The second major prosecution concluded in December, when Samir Azzouz and four additional defendants in the "Piranha" trial were found guilty of planning terrorist attacks on politicians and the national intelligence office. Samir Azzouz, the alleged leader of the group, was sentenced to eight years in prison.

In November, the National Crime Squad arrested five men and one woman on suspicion of terrorist recruitment, participating in a terrorist organization, and obtaining false travel documents.

Dutch officials remained committed to active cooperation with the United States in freezing the assets of known terrorist organizations. In March, the Netherlands Finance Ministry hosted an international conference on terrorist financing issues. In April, the Hofstad group and nine convicted members of the group were put on the Dutch Terrorist Sanctions List, freezing all their assets; in June the government decided, on humanitarian grounds, to ease financial sanctions on some members of the group who already served their sentences. The Netherlands sought EU designations of the Hofstad group and Hizballah as terrorist groups.

The Netherlands adopted three new counterterrorism laws that were expected to facilitate the investigation and prosecution of terrorism suspects. The Protected Witness Act permitted the use of intelligence information in criminal proceedings by establishing procedures to allow the examining judge to assess the reliability of intelligence information without exposing the identities of intelligence officers or sharing confidential intelligence information with the public. The provisions went into effect November 1. The "special investigative methods" bill expanded the use of special investigative techniques in terror investigations by lowering the threshold for the use of surveillance, infiltration, undercover purchases, and wiretapping. This allows the police to initiate investigations at a much earlier stage in terrorist planning. The final law forbade the operation in the Netherlands of terrorist organizations on the UN or EU designations lists. (Previously, only the bank accounts of such groups were frozen.) The law also provided for action, including the confiscation and liquidation of the group's Dutch assets, to be taken against foreign organizations, including those not appearing on the UN or EU terror lists, conducting activities or pursuing objectives in the Netherlands deemed contrary to public order. These new laws complemented the 2004 Terrorist Crimes Law and were expected to facilitate the successful investigation and prosecution of terrorist suspects.

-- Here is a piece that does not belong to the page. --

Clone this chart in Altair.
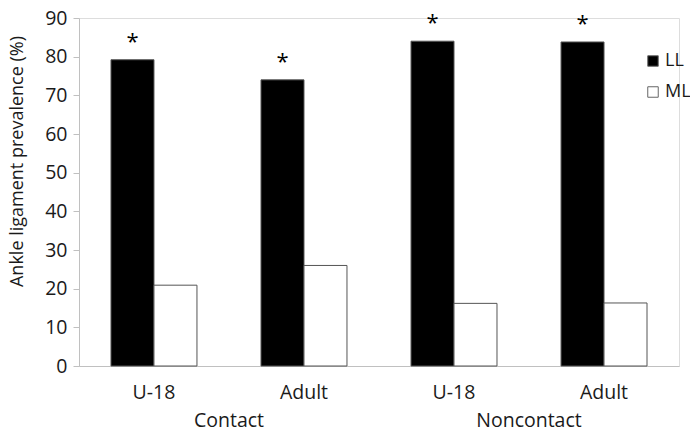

The National Police Service's Special Intervention Unit became operational in June. It integrated various special police and defense units engaged in counterterrorism activities.

The government's sectoral terror alert system, which became operational in June 2005, now includes nine economic sectors: Schiphol Airport, the Rotterdam Port, and the petrochemical industry, drinking water, railway, natural gas, electricity, nuclear, municipal and regional transport, and financial sectors. This early-warning system was designed to trigger a clear and rapid response to terrorist threats by both the public and private sectors. It links sector-specific measures to be taken to the latest threat information from the National Counterterrorism Coordinator. There are four alert levels: basic, low, moderate, and high-threat. A total of 14 sectors are anticipated.

On October 11, the Justice Minister approved the extradition to the United States of Wasem Al Delaema, an Iraqi-born Dutch citizen. Al Delaema was charged with conspiring to attack U.S. troops in Iraq in 2003, and was the first person to be charged in U.S. courts for terrorist activities in Iraq. The Supreme Court's September ruling that Al Delaema was eligible for extradition was the first time a Dutch court approved the extradition of a Dutch citizen on terrorism-related charges. Al Delaema filed for an injunction against the Minister's extradition order; his appeal was rejected on December 19, paving the way for his extradition. In September, the Dutch Supreme Court blocked the extradition of alleged female PKK leader Nuriye Kesbir to Turkey, citing concerns over Turkey's human rights practices and insufficient guarantees against torture.